The femme queen's choice.

Part of the reason lavender became so synonymous with LGBTQ+ people was, in part, due to the color purple having more than 1,000 years to establish itself as the color for lesbians.

In the 7th century, the poet Sappho often used purple violets in her stories and rhymes. In the following poem, she writes about women wearing crowns of flowers, specifically violets and roses, while making love in a field:

Many crowns of violets,
roses and crocuses
…together you set before more
and many scented wreaths
made from blossoms
around your soft throat…
…with pure, sweet oil
…you anointed me,
and on a soft, gentle bed…
you quenched your desire…
…no holy site…
we left uncovered,
no grove…

The imagery of violets lasted for centuries to the point where purple—just like lavender—became synonymous with queer people and their experiences. Oscar Wilde, for example, wrote about his "purple nights" with other men.

British writer Renee Vivien famously wrote poetry related to her lover and drew inspiration from Sappho, so much that she became known as the "Muse of Violets," and her grave site is often adorned with violet flowers.

Pansy

A celebration of drag.

In the 1920's, drag queens became regular performers in underground bars and clubs across cities such as Chicago, New York, San Francisco and Los Angeles. At the time, they were called "pansy performers."

The performances date back to 1869, when the first known drag balls were held in Harlem, New York.

Pansy performers helped shape the culture of bohemian life in the cities and, specifically, inside established gay bars such as New York's The Slide, which Joseph Pulitzer (yes, that Pulitzer) published in his paper how it was "morally the lowest in New York, Paris, London or Berlin."

The queen of the pansy crazy was Jean Malin, who brought flamboyance to his performances as a drag queen, and later ditched the dresses and instead performed in high-camp and obviously gay attire.

Painting of "pansy" performer Karyl Norman, titled The Creole Fashion Plate (1923)

The rise and popularity of underground pansy performers soon turned into pansy clubs—dedicated drag venues that often got raided by police or infiltrated by the mob.

With the attention pansy performers were getting, Edward P Mulrooney, the former police commissioner for the New York police Department, ordered police officers outside every pansy club. They were told to turn away female impersonators at the door.

The end of prohibition ended the pansy craze of the 1930's, though, as speakeasy's were forced to close. And the start of World War II began the national wave of criminalizing homosexuality, and the Nazi's killing and imprisonment of trans people and gay men soon drove pansy performers back underground.

Rose

From gay Asian men, to trans rights.

The use of the rose as a gay symbol between men is attributed to the Greek story of King Laius's affairs with boys under rose trees.
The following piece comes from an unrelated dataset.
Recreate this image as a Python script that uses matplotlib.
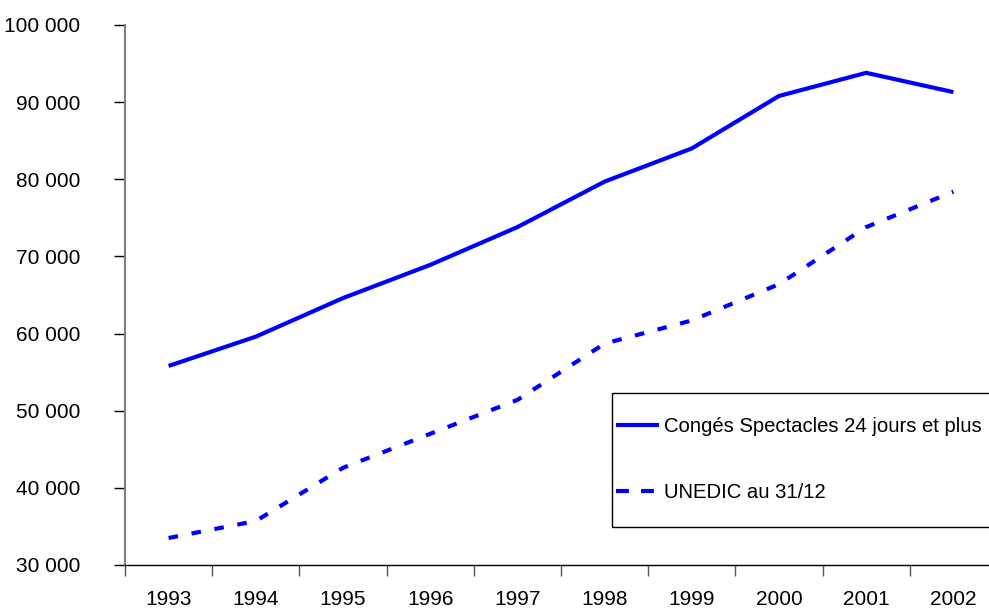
import matplotlib
matplotlib.use("Agg")
from matplotlib import pyplot as plt
from matplotlib.ticker import FuncFormatter, FixedLocator
from matplotlib.patches import Rectangle

plt.rcParams['font.family'] = ['Liberation Sans', 'DejaVu Sans']

# données
annees = ["1993", "1994", "1995", "1996", "1997", "1998", "1999", "2000", "2001", "2002"]
conges = [55800, 59600, 64600, 68900, 73800, 79700, 84000, 90800, 93800, 91300]
unedic = [33500, 35700, 42600, 47000, 51400, 58700, 61700, 66400, 73800, 78400]

fig = plt.figure(figsize=(9.89, 6.11), dpi=100)
ax = fig.add_axes([125/989, 46/611, 872/989, 540/611])

x = list(range(len(annees)))
ax.plot(x, conges, color="#0000FF", lw=3, solid_capstyle="butt",
        label="Congés Spectacles 24 jours et plus")
l2, = ax.plot(x, unedic, color="#0000FF", lw=3, dash_capstyle="butt",
              label="UNEDIC au 31/12")
l2.set_dashes([2.3, 3.3])

ax.set_xlim(-0.5, len(annees) - 0.5)
ax.set_ylim(30000, 100000)
ax.set_yticks(range(30000, 100001, 10000))
ax.yaxis.set_major_formatter(FuncFormatter(lambda v, p: f"{int(v):,}".replace(",", " ")))

ax.set_xticks(x)
ax.set_xticklabels(annees)
ax.xaxis.set_minor_locator(FixedLocator([i - 0.5 for i in range(len(annees) + 1)]))
ax.tick_params(axis="x", which="major", length=0, pad=18, labelsize=15)
ax.tick_params(axis="x", which="minor", length=8, width=1, color="#555555", direction="out")
ax.tick_params(axis="y", length=8, width=1, direction="out", pad=24, labelsize=15)

for s in ["top", "right"]:
    ax.spines[s].set_visible(False)
ax.spines["left"].set_color("#808080")
ax.spines["left"].set_linewidth(1.5)
ax.spines["bottom"].set_color("black")
ax.spines["bottom"].set_linewidth(1)

# cadre de la légende
fig.patches.append(Rectangle((612/989, 1 - 527/611), 400/989, 134/611,
                             transform=fig.transFigure, fill=False,
                             edgecolor="black", lw=1))
leg = ax.legend(loc="upper left", bbox_to_anchor=(616/989, 1 - 417/611),
                bbox_transform=fig.transFigure, fontsize=14.6, frameon=False,
                handlelength=2.1, handletextpad=0.25, labelspacing=2.3,
                borderpad=0, borderaxespad=0)
leg.get_lines()[1].set_dashes([3.1, 2.9])

fig.savefig("out.png", dpi=100)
But in 1963, the rose became a more established code for queer people in Japan, when Japanese writer Yukio Mishima and photographer Eikoh Hosoe collaborated to make what is considered one of the more important photography books of the 20th century called Barakei: Killed by Roses (or in other translations, an Ordeal of Roses).

The portraits by Hosoe show Mishima bound in rope, naked among foliage, or dressed in ornate headdresses. The book inspired the first gay men's publication in Japan called Barazoku (the Rose Tribe), which lead to gay men in Japan referring to themselves as "bara."

A photograph taken by Eikoh Hosoe of Yukio Mishima smelling a rose in the book Barakei.

In 1969, the film "Funeral Parade of Roses" was released during the Japanese New Wave cinematic movement. The film took place among Tokyo's underground gay and transgender nightlife venues, and is credited with inspiring Stanley Kubrick's film "A Clockwork Orange."

Today, roses are often used among transgender communities in protest, with the call of, "Give us our roses while we're still here."

Green carnation

An Oscar Wilde tradition.

Oscar Wilde, the author who was put on trial for indecency after an affair with another man was made public, popularized wearing a green carnation as a symbol of gay identity. In 1892, during the performances of his play "Lady Windermere's Fan," he asked friends to wear them on their lapels to show solidarity.

Wearing the green carnation on a specific side of the body was how gay men flagged they were among family. Worn on the left side, as Wilde did, meant you were a man looking for another man for companionship or sex.

The 1894 satirical novel The Green Carnation written by Robert Hichens was loosely based on Oscar Wilde and his circle of friends. The book poked fun of Wilde and the lifestyle of gay men in 19th century Europe. (The novel was taken out of circulation during Oscar Wilde's trial a year later.)

Cover of "The Green Carnation," written by Robert Hichens and based on Oscar Wilde.

When it was suggested that Wilde wrote the book about himself, he said that he had no part in it, only the flower: "I invented that magnificent flower. But with the middle-class and mediocre book that usurps its strangely beautiful name I have, I need hardly say, nothing whatsoever to do. The flower is a work of art. The book is not."